→ Given entries:

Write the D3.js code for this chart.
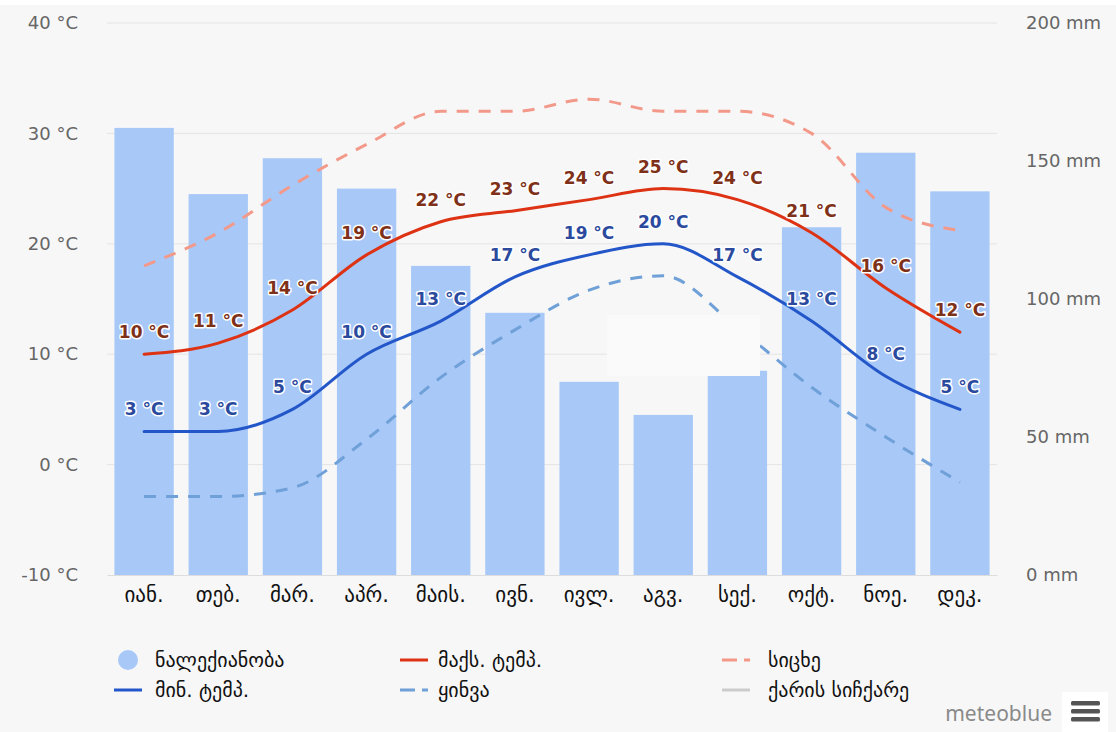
<!DOCTYPE html>
<html>
<head>
<meta charset="utf-8">
<script src="https://cdn.jsdelivr.net/npm/d3@7"></script>
<style>
  html, body { margin: 0; padding: 0; background: #f7f7f7; }
  svg { display: block; font-family: "DejaVu Sans", "Noto Sans", sans-serif; }
</style>
</head>
<body>
<div id="chart"></div>
<script>
// თვეები
const months = ["იან.", "თებ.", "მარ.", "აპრ.", "მაის.", "ივნ.", "ივლ.", "აგვ.", "სექ.", "ოქტ.", "ნოე.", "დეკ."];

// ნალექიანობა (mm)
const precipitation = [162, 138, 151, 140, 112, 95, 70, 58, 74, 126, 153, 139];
// მაქს. / მინ. ტემპერატურა (°C)
const maxTemp = [10, 11, 14, 19, 22, 23, 24, 25, 24, 21, 16, 12];
const minTemp = [3, 3, 5, 10, 13, 17, 19, 20, 17, 13, 8, 5];
// სიცხე და ყინვა (°C)
const hotDays = [18, 21, 25.3, 29, 32, 32, 33.1, 32, 32, 30, 23.3, 21.2];
const coldDays = [-2.9, -2.9, -2.1, 2.3, 7.9, 12.2, 15.8, 17.1, 12.4, 7, 2.5, -1.6];

const tempTicks = [-10, 0, 10, 20, 30, 40];
const precipTicks = [0, 50, 100, 150, 200];

const legendItems = [
    { label: "ნალექიანობა", kind: "circle", color: "#a8c8f8", col: 0, row: 0 },
    { label: "მინ. ტემპ.", kind: "line", color: "#2356c8", col: 0, row: 1 },
    { label: "მაქს. ტემპ.", kind: "line", color: "#dd3314", col: 1, row: 0 },
    { label: "ყინვა", kind: "dash", color: "#6fa0d8", col: 1, row: 1 },
    { label: "სიცხე", kind: "dash", color: "#f3998a", col: 2, row: 0 },
    { label: "ქარის სიჩქარე", kind: "line", color: "#cccccc", col: 2, row: 1 }
];

const width = 1116, height = 732;
const plot = { left: 107, right: 997, top: 23, bottom: 575 };

const svg = d3.select("#chart").append("svg")
    .attr("width", width)
    .attr("height", height);

svg.append("rect").attr("width", width).attr("height", height).attr("fill", "#f7f7f7");
svg.append("rect").attr("width", width).attr("height", 5).attr("fill", "#ffffff");

// სკალები
const x = d3.scaleBand()
    .domain(months)
    .range([plot.left, plot.right])
    .paddingInner(0.2)
    .paddingOuter(0.1);

const yT = d3.scaleLinear().domain([-10, 40]).range([plot.bottom, plot.top]);
const yP = d3.scaleLinear().domain([0, 200]).range([plot.bottom, plot.top]);

const cx = m => x(m) + x.bandwidth() / 2;

// ბადე
svg.append("g")
    .selectAll("line")
    .data(tempTicks.slice(1))
    .join("line")
    .attr("x1", plot.left)
    .attr("x2", plot.right)
    .attr("y1", d => yT(d))
    .attr("y2", d => yT(d))
    .attr("stroke", "#e4e4e4")
    .attr("stroke-width", 1);

// ღერძები
const leftAxis = svg.append("g")
    .attr("transform", `translate(${plot.left},0)`)
    .call(d3.axisLeft(yT).tickValues(tempTicks).tickSize(0).tickPadding(29).tickFormat(d => `${d} °C`));

const rightAxis = svg.append("g")
    .attr("transform", `translate(${plot.right},0)`)
    .call(d3.axisRight(yP).tickValues(precipTicks).tickSize(0).tickPadding(29).tickFormat(d => `${d} mm`));

[leftAxis, rightAxis].forEach(g => {
    g.select(".domain").remove();
    g.selectAll("text")
        .attr("fill", "#666666")
        .attr("font-size", 18)
        .attr("font-family", "\"DejaVu Sans\", sans-serif");
});

// სვეტები
svg.append("g")
    .selectAll("rect")
    .data(months.map((m, i) => ({ m, v: precipitation[i] })))
    .join("rect")
    .attr("x", d => x(d.m))
    .attr("y", d => yP(d.v))
    .attr("width", x.bandwidth())
    .attr("height", d => yP(0) - yP(d.v))
    .attr("fill", "#a8c8f8");

const bottomAxis = svg.append("g")
    .attr("transform", `translate(0,${plot.bottom})`)
    .call(d3.axisBottom(x).tickSize(0).tickPadding(12));
bottomAxis.select(".domain").attr("stroke", "#dddddd");
bottomAxis.selectAll("text")
    .attr("fill", "#111111")
    .attr("font-size", 21)
    .attr("font-family", "\"DejaVu Sans\", sans-serif");

// ხაზები
const line = d3.line()
    .x((d, i) => cx(months[i]))
    .y(d => yT(d))
    .curve(d3.curveMonotoneX);

function drawSeries(values, color, dash) {
    svg.append("path")
        .datum(values)
        .attr("d", line)
        .attr("fill", "none")
        .attr("stroke", color)
        .attr("stroke-width", 3)
        .attr("stroke-linecap", dash ? "butt" : "round")
        .attr("stroke-dasharray", dash ? "12,10" : null);
}

drawSeries(hotDays, "#f3998a", true);
drawSeries(coldDays, "#6fa0d8", true);
drawSeries(maxTemp, "#dd3314", false);
drawSeries(minTemp, "#2356c8", false);

// ცარიელი ტულტიპი
svg.append("rect")
    .attr("x", 607).attr("y", 315)
    .attr("width", 153).attr("height", 61)
    .attr("fill", "#fafafa");

// მონაცემთა წარწერები
function drawLabels(values, color) {
    svg.append("g")
        .selectAll("text")
        .data(values)
        .join("text")
        .attr("x", (d, i) => cx(months[i]))
        .attr("y", d => yT(d) - 16)
        .attr("text-anchor", "middle")
        .attr("font-size", 17)
        .attr("font-weight", "bold")
        .attr("fill", color)
        .attr("stroke", "#ffffff")
        .attr("stroke-width", 3)
        .attr("stroke-linejoin", "round")
        .attr("paint-order", "stroke")
        .text(d => `${d} °C`);
}

drawLabels(maxTemp, "#7e3118");
drawLabels(minTemp, "#2b4a9e");

// ლეგენდა
const legendCols = [114, 400, 722];
const legendTextX = [41, 38, 46];
const legendRows = [660, 690];
const legend = svg.append("g")
    .selectAll("g")
    .data(legendItems)
    .join("g")
    .attr("transform", d => `translate(${legendCols[d.col]},${legendRows[d.row]})`);

legend.filter(d => d.kind === "circle")
    .append("circle")
    .attr("cx", 14).attr("cy", 0).attr("r", 10)
    .attr("fill", d => d.color);

legend.filter(d => d.kind !== "circle")
    .append("line")
    .attr("x1", 0).attr("x2", 28)
    .attr("y1", 0).attr("y2", 0)
    .attr("stroke", d => d.color)
    .attr("stroke-width", 3)
    .attr("stroke-dasharray", d => d.kind === "dash" ? "15,7" : null);

legend.append("text")
    .attr("x", d => legendTextX[d.col])
    .attr("y", 0)
    .attr("dy", "0.35em")
    .attr("font-size", 20)
    .attr("fill", "#111111")
    .attr("font-family", "\"DejaVu Sans\", sans-serif")
    .text(d => d.label);

// meteoblue
svg.append("text")
    .attr("x", 1052).attr("y", 714)
    .attr("dy", "0.35em")
    .attr("text-anchor", "end")
    .attr("font-size", 21)
    .attr("font-family", "\"Noto Sans\", sans-serif")
    .attr("fill", "#8a8a8a")
    .text("meteoblue");

svg.append("rect")
    .attr("x", 1062).attr("y", 692).attr("width", 46).attr("height", 40)
    .attr("fill", "#ffffff");
svg.append("g")
    .selectAll("rect")
    .data([0, 1, 2])
    .join("rect")
    .attr("x", 1071).attr("y", d => 701 + d * 8)
    .attr("width", 29).attr("height", 4.5).attr("rx", 1.5)
    .attr("fill", "#555555");
</script>
</body>
</html>
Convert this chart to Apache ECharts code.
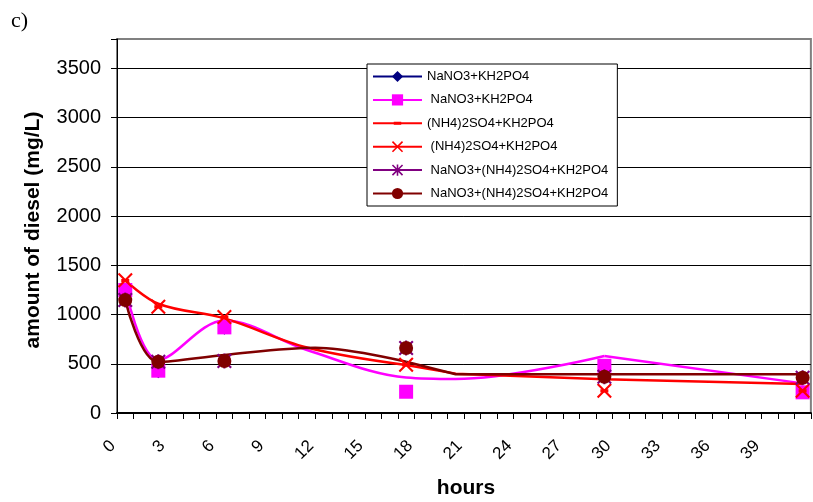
<!DOCTYPE html>
<html><head><meta charset="utf-8">
<script src="https://cdn.jsdelivr.net/npm/echarts@6/dist/echarts.min.js"></script>
<style>html,body{margin:0;padding:0;background:#fff}#c{width:813px;height:502px}</style>
</head><body><div id="c"></div>
<script>
// measured sampling times (hours) of the marker series
const markerHours = [0.5, 2.5, 6.5, 17.5, 29.5, 41.5];
const nano3Diamond = [1235, 410, 850, 216, 470, 205];
const nano3Square = [1250, 430, 870, 216, 480, 210];
const nh4Dash = [1345, 1079, 975, 490, 225, 225];
const nh4Cross = [1350, 1079, 975, 490, 225, 225];
const mixStar = [1147, 521, 528, 660, 369, 358];
const mixCircle = [1147, 521, 528, 660, 369, 358];

// trend curves
const magentaSmoothHours = [0.5, 2.5, 6.5, 11.5, 17.5, 20.5, 29.5];
const magentaSmoothVals = [1265, 540, 940, 640, 360, 345, 579];
const magentaStraightHours = [29.5, 41.5];
const magentaStraightVals = [579, 301];
const redSmoothHours = [0.5, 2.5, 6.5, 11.5, 17.5];
const redSmoothVals = [1347, 1110, 961, 665, 487];
const redStraightHours = [17.5, 20.5, 29.5, 41.5];
const redStraightVals = [487, 400, 342, 294];
const brownSmoothHours = [0.5, 2.5, 6.5, 12, 17.5];
const brownSmoothVals = [1147, 518, 590, 663, 521];
const brownStraightHours = [17.5, 20.5, 41.5];
const brownStraightVals = [521, 393, 393];

const xTickLabels = [0, 3, 6, 9, 12, 15, 18, 21, 24, 27, 30, 33, 36, 39];
const yTickLabels = [0, 500, 1000, 1500, 2000, 2500, 3000, 3500];

const seriesNames = [
  'NaNO3+KH2PO4',
  ' NaNO3+KH2PO4',
  '(NH4)2SO4+KH2PO4',
  ' (NH4)2SO4+KH2PO4',
  ' NaNO3+(NH4)2SO4+KH2PO4',
  '\u00a0NaNO3+(NH4)2SO4+KH2PO4'
];

const FONT = 'Liberation Sans, Arial, sans-serif';
const crossPath = 'path://M0,1 L1,0 L5,4 L9,0 L10,1 L6,5 L10,9 L9,10 L5,6 L1,10 L0,9 L4,5 Z';
const starPath = 'path://M0,1 L1,0 L5,4 L9,0 L10,1 L6,5 L10,9 L9,10 L5,6 L1,10 L0,9 L4,5 Z M4.3,0 L5.7,0 L5.7,10 L4.3,10 Z';
const dashPath = 'path://M0,0 L0.01,0 Z M2,4 L10,4 L10,7 L2,7 Z M12,11 L12.01,11 Z';

const pairs = (xs, ys) => xs.map((x, i) => [x, ys[i]]);

function markerSeries(name, vals, symbol, size, color) {
  return {
    name: name, type: 'line', data: pairs(markerHours, vals),
    symbol: symbol, symbolSize: size, showSymbol: true, showAllSymbol: true,
    lineStyle: { color: color, width: 2, opacity: 0 },
    itemStyle: { color: color, borderWidth: 0 },
    z: 4, silent: true, animation: false
  };
}
function curveSeries(id, xs, ys, color, smooth) {
  return {
    name: id, type: 'line', data: pairs(xs, ys), symbol: 'none', showSymbol: false,
    smooth: smooth, lineStyle: { color: color, width: 2.5 }, z: 2, silent: true, animation: false
  };
}

const chart = echarts.init(document.getElementById('c'), null, { renderer: 'canvas' });
chart.setOption({
  animation: false,
  backgroundColor: '#fff',
  grid: { left: 117, top: 39, right: -3, bottom: 89, show: true, borderColor: '#808080', borderWidth: 2, backgroundColor: 'transparent' },
  legend: {
    data: seriesNames, orient: 'vertical', left: 367, top: 64,
    itemWidth: 49, itemHeight: 14, itemGap: 10.4, padding: [6, 9, 6, 5],
    borderColor: '#000', borderWidth: 1, backgroundColor: '#fff',
    selectedMode: false,
    textStyle: { fontSize: 13, fontFamily: FONT, color: '#000' },
    lineStyle: { opacity: 1, width: 2 }
  },
  xAxis: {
    type: 'value', min: 0, max: 42, interval: 3,
    axisLine: { show: true, lineStyle: { color: '#000', width: 2 } },
    axisTick: { show: true, length: 6, lineStyle: { color: '#000', width: 1 } },
    minorTick: { show: true, splitNumber: 3, length: 6, lineStyle: { color: '#000', width: 1 } },
    splitLine: { show: false },
    axisLabel: {
      rotate: 45, margin: 26, padding: [0, 6, 0, 0], fontSize: 17, fontFamily: FONT, color: '#000',
      formatter: v => xTickLabels.includes(v) ? String(v) : ''
    }
  },
  yAxis: {
    type: 'value', min: 0, max: 3800, interval: 500,
    axisLine: { show: true, lineStyle: { color: '#000', width: 1 } },
    axisTick: { show: true, length: 6, lineStyle: { color: '#000', width: 1 } },
    splitLine: { show: true, showMaxLine: false, showMinLine: false, lineStyle: { color: '#000', width: 1 } },
    axisLabel: {
      margin: 16, fontSize: 20, fontFamily: FONT, color: '#000',
      formatter: v => yTickLabels.includes(v) ? String(v) : ''
    }
  },
  graphic: [
    { type: 'text', x: 11, y: 21, style: { text: 'c)', font: '22px "Liberation Serif", "Times New Roman", serif', fill: '#000', textVerticalAlign: 'middle' } },
    { type: 'text', x: 33, y: 230, rotation: Math.PI / 2, style: { text: 'amount of diesel (mg/L)', font: 'bold 21px ' + FONT, fill: '#000', textAlign: 'center', textVerticalAlign: 'middle' } },
    { type: 'text', x: 466, y: 488, style: { text: 'hours', font: 'bold 21px ' + FONT, fill: '#000', textAlign: 'center', textVerticalAlign: 'middle' } }
  ],
  series: [
    curveSeries('curveMagenta1', magentaSmoothHours, magentaSmoothVals, '#FF00FF', 0.35),
    curveSeries('curveMagenta2', magentaStraightHours, magentaStraightVals, '#FF00FF', false),
    curveSeries('curveRed1', redSmoothHours, redSmoothVals, '#FF0000', 0.35),
    curveSeries('curveRed2', redStraightHours, redStraightVals, '#FF0000', false),
    curveSeries('curveBrown1', brownSmoothHours, brownSmoothVals, '#800000', 0.35),
    curveSeries('curveBrown2', brownStraightHours, brownStraightVals, '#800000', false),
    markerSeries(seriesNames[0], nano3Diamond, 'diamond', 11, '#000080'),
    markerSeries(seriesNames[1], nano3Square, 'rect', 14, '#FF00FF'),
    markerSeries(seriesNames[2], nh4Dash, dashPath, 12, '#FF0000'),
    markerSeries(seriesNames[3], nh4Cross, crossPath, 15, '#FF0000'),
    markerSeries(seriesNames[4], mixStar, starPath, 15, '#800080'),
    markerSeries(seriesNames[5], mixCircle, 'circle', 14, '#800000')
  ]
});
</script></body></html>
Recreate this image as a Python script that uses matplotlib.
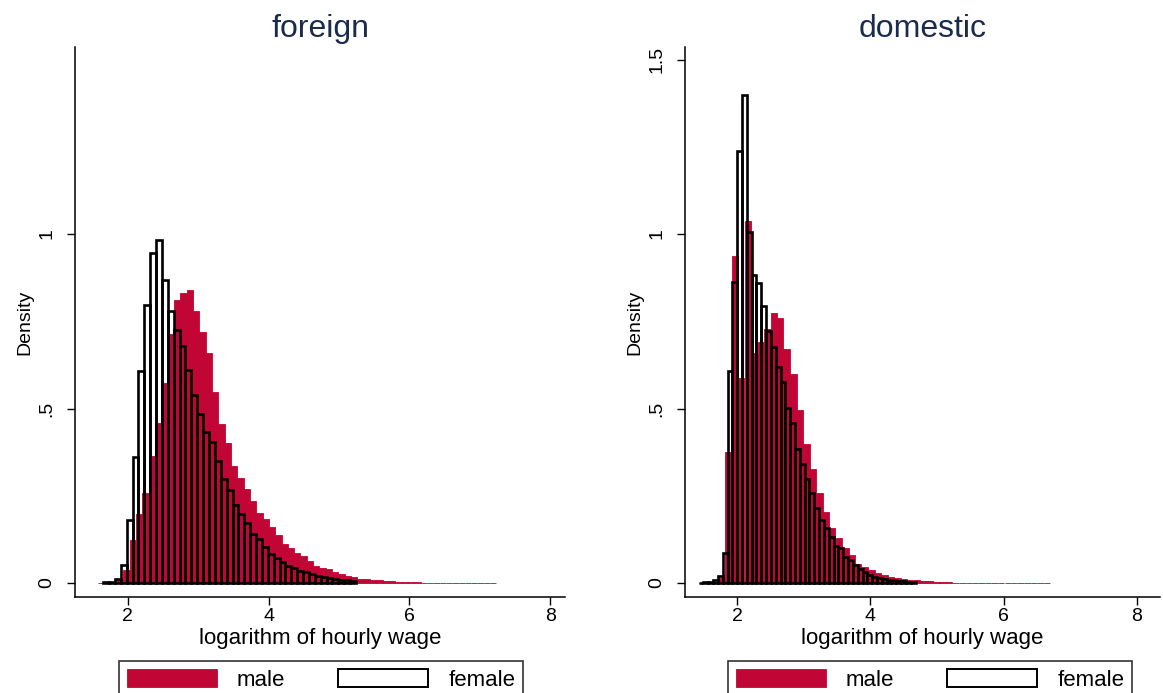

→ Given exercise: Show every line from the entries above in which the word "this" appears.

→ Response below:
Write the D3.js code for this chart.
Convert this chart to Apache ECharts code.
Recreate this image as a Python script that uses matplotlib.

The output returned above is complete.